What Greenspan is admitting is the Fed has no idea what it’s doing. As a result the Fed always seems to be chasing its own tail in a sequence that keeps creating bigger and bigger bubbles.
Here is another interesting exchange from the Daily Show:
Stewart: When you lower the interest rate and drive money to the stocks, that lowers the return people get on savings in a bank.
Greenspan: Yes, indeed. Yes, indeed.
Stewart: So they’ve made a choice — we would like to favor those who invest in the stock market and not those who invest in the bank; that helps us.
Greenspan: That’s the way it comes out but that’s not the way to think about it.

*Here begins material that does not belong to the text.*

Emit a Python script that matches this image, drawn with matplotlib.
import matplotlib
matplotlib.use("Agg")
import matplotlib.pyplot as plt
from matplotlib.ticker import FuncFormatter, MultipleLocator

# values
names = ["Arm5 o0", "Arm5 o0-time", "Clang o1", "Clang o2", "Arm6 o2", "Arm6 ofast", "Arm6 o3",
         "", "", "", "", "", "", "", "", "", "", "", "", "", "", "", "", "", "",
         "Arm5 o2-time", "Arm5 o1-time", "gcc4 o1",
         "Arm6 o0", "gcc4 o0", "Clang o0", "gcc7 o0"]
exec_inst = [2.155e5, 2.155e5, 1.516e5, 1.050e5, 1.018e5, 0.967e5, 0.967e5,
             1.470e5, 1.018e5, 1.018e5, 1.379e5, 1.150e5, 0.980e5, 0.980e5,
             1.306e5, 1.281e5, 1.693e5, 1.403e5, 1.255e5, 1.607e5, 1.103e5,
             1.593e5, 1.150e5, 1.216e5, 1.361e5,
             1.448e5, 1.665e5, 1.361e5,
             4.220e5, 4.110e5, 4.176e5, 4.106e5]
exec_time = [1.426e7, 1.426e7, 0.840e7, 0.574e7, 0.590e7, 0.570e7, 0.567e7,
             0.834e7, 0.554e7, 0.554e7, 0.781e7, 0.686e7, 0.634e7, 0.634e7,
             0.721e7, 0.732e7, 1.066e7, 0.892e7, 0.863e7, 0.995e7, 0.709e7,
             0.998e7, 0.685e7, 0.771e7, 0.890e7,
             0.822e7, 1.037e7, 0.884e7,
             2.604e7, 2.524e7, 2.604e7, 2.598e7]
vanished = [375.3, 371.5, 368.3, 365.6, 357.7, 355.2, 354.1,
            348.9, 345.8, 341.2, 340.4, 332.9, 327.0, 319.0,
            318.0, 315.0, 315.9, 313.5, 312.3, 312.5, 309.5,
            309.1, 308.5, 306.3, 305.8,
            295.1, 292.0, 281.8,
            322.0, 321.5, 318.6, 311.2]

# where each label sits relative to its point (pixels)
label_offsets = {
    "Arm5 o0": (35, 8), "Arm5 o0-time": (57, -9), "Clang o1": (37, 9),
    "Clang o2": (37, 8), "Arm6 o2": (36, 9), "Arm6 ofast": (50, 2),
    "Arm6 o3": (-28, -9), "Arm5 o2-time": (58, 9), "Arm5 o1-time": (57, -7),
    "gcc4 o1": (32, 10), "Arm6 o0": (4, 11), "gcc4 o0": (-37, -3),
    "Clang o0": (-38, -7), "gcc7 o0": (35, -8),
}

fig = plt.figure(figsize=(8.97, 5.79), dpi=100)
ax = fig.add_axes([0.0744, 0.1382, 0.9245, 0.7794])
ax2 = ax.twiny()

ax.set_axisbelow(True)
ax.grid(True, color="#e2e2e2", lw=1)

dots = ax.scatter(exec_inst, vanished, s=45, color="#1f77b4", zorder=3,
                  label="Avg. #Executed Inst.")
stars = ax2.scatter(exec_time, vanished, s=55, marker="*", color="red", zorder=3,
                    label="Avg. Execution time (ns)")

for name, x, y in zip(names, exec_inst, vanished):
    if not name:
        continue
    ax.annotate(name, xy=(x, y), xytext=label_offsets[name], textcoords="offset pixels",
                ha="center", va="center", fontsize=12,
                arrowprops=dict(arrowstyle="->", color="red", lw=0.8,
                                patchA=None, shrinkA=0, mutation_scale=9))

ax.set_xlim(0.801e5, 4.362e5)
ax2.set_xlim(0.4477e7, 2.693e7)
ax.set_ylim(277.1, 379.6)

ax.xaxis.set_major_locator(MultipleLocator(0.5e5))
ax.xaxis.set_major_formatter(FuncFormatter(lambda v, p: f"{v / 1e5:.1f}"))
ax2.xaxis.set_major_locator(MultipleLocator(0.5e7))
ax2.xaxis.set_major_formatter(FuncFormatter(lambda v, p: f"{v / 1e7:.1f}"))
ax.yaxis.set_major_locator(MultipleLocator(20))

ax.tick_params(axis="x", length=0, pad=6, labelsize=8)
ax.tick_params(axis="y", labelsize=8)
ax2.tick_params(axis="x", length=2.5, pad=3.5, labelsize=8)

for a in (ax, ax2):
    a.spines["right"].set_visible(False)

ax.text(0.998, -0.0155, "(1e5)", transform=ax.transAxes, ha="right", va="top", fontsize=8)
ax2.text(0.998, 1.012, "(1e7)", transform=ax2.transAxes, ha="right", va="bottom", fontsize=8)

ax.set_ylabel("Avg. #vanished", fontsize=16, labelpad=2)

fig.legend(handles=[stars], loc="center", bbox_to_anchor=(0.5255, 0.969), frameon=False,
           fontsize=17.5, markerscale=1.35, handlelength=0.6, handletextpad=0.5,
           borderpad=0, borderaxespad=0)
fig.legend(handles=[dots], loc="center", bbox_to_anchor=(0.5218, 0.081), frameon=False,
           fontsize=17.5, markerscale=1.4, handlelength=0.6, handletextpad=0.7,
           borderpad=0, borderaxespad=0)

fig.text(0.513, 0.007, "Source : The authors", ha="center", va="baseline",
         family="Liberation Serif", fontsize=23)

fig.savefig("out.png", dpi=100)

Stewart: It seems to me that we favor investment but we don’t favor work. The vast majority of people work and they pay payroll taxes and they use banks. And then there’s this whole other world of hedge funds and short betting and…it seems like craps. And they keep saying, “No no no, don’t worry about it, it’s free market, that’s why we live in much bigger houses. But it really isn’t, it’s the fed, or some other thing, no?”
History Will Be The Judge
History will not be kind to Greenspan. He was wrong about every critical pronouncement for his entire career and no amount of whitewashing can change that. So forget the book, just play the video. You won’t waste $20-$35 bucks and the latter will be far more entertaining.